Advantage Congress: UPA gets some relief
It’s advantage Congress. The Assembly election results have come as a breather for the party, now riddled with scams and charges of corruption. Its electoral triumph in Assam and Kerala will give it a major political boost. The party has also heaved a sigh of relief with the DMK, its powerful southern ally, biting the dust in Tamil Nadu.
A Congress functionary noted that the DMK’s ruling clan, now facing corruption charges, was waiting for the poll results to “initiate its politics of blackmail”. Former DMK communications minister A. Raja is behind bars, and DMK chief M. Karunanidhi’s daughter Kanimozhi faces charges over the multi-crore 2G spectrum scam. A fuming DMK, with its 18 Lok Sabha MPs, would have tried to armtwist the Congress if it returned to power in Tamil Nadu.
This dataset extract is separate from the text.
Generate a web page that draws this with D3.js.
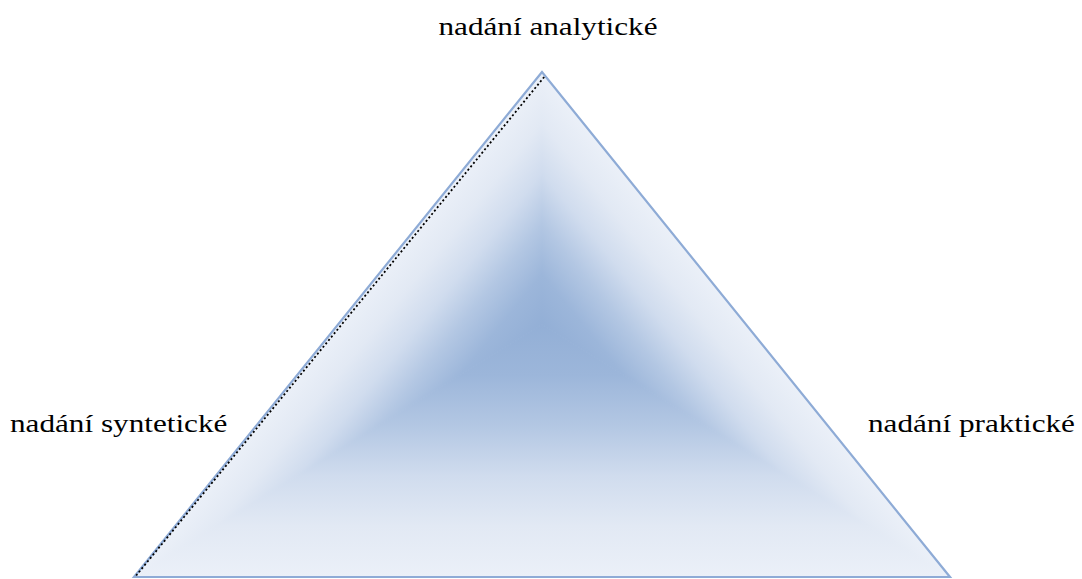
<!DOCTYPE html>
<html>
<head>
<meta charset="utf-8">
<script src="https://cdn.jsdelivr.net/npm/d3@7"></script>
<style>
  html, body { margin: 0; padding: 0; background: #ffffff; }
  svg { display: block; }
</style>
</head>
<body>
<svg id="chart" width="1082" height="579"></svg>
<script>
// ---- data ----
const labels = ["nadání analytické", "nadání syntetické", "nadání praktické"];
const vertexX = [0.5, 0, 1];   // apex, bottom-left, bottom-right (unit triangle)
const vertexY = [1, 0, 0];
const focusX = [0.5];          // centre of the path gradient
const focusY = [0.5];
const gradientOffsets = [0, 0.2, 0.4, 0.6, 0.8, 1];

// ---- styles ----
const gradientColors = ["#93afd6", "#9cb6da", "#b3c7e3", "#d0dcee", "#e2e9f4", "#ebf0f8"];
const edgeColor = "#8eabd6";

const svg = d3.select("#chart");
const x = d3.scaleLinear().domain([0, 1]).range([134, 950]);
const y = d3.scaleLinear().domain([0, 1]).range([577, 72]);

const verts = vertexX.map((vx, i) => [x(vx), y(vertexY[i])]);
const F = [x(focusX[0]), y(focusY[0])];

const defs = svg.append("defs");
const edges = [[0, 1], [1, 2], [2, 0]];

function foot(p, a, b) {
  const dx = b[0] - a[0], dy = b[1] - a[1];
  const t = ((p[0] - a[0]) * dx + (p[1] - a[1]) * dy) / (dx * dx + dy * dy);
  return [a[0] + t * dx, a[1] + t * dy];
}

const g = svg.append("g");
edges.forEach((e, k) => {
  const a = verts[e[0]], b = verts[e[1]];
  const f = foot(F, a, b);
  const grad = defs.append("linearGradient")
    .attr("id", "pg" + k)
    .attr("gradientUnits", "userSpaceOnUse")
    .attr("x1", F[0]).attr("y1", F[1])
    .attr("x2", f[0]).attr("y2", f[1]);
  gradientOffsets.forEach((o, i) => {
    grad.append("stop").attr("offset", o).attr("stop-color", gradientColors[i]);
  });
  g.append("path")
    .attr("d", d3.line()([F, a, b]) + "Z")
    .attr("fill", `url(#pg${k})`)
    .attr("stroke", `url(#pg${k})`)
    .attr("stroke-width", 1)
    .attr("stroke-linejoin", "round");
});

// outline
svg.append("path")
  .attr("d", d3.line()(verts) + "Z")
  .attr("fill", "none")
  .attr("stroke", edgeColor)
  .attr("stroke-width", 2.2)
  .attr("stroke-linejoin", "miter");

// dark stepped artefact along the inner side of the left edge
const A = verts[0], B = verts[1];
svg.append("line")
  .attr("x1", A[0] + 2.2).attr("y1", A[1] + 5)
  .attr("x2", B[0] + 2.2).attr("y2", B[1] - 1.5)
  .attr("stroke", "#000")
  .attr("stroke-width", 1.8)
  .attr("stroke-dasharray", "2 2.4");

// labels
const font = "'Liberation Serif', 'Times New Roman', serif";
const labelPos = [
  { x: 548, y: 35, anchor: "middle" },
  { x: 10, y: 432, anchor: "start" },
  { x: 868, y: 432, anchor: "start" }
];
labels.forEach((t, i) => {
  const p = labelPos[i];
  svg.append("text")
    .attr("transform", `translate(${p.x},${p.y}) scale(1.2,1)`)
    .attr("text-anchor", p.anchor)
    .attr("font-family", font)
    .attr("font-size", 26)
    .attr("fill", "#000")
    .text(t);
});
</script>
</body>
</html>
With a reshuffle of the Union council of ministers expected soon, the DMK might again have pressed for the coveted communications portfolio. Following its rout in Tamil Nadu, the DMK is desperately in need of powerful friends and in no position to make demands. It will now be forced to toe the UPA government’s line, and is in fact itself vulnerable to pressure.
The victories in Assam and Kerala will energise the party, now preparing for the looming electoral battle in Uttar Pradesh in 2012. The Trinamul Congress’ triumph in West Bengal will only “add to our advantage”, a senior Congress leader said. The party won 17 seats in the 2006 West Bengal Assembly polls; this time the figure has jumped to 42 seats. The party can now weigh the option of extending outside support to the Trinamul Congress, which has secured a majority on its own with nearly 184 seats, if it chooses not to join Ms Banerjee’s government.
Ms Banerjee, who secured overwhelming support from Muslims, who constitute 27 per cent of the state’s voters, will now find it extremely difficult to contemplate a return to the BJP-led NDA in future. Thus Ms Banerjee’s politics of switching coalition allies at her convenience could now come to an end for a while. A senior party leader predicted that if Ms Banerjee performed well as an administrator and the alliance remained in place, her Lok Sabha tally — now 19 — could increase considerably in the 2014 general election. Ms Banerjee could then become a bigger and more powerful ally of the Congress at the Centre.
The Left’s decimation at the national level will help the Congress as it would be difficult for the Marxists and other Left parties to find any takers for their repeated attempts to forge an alternate “third front”.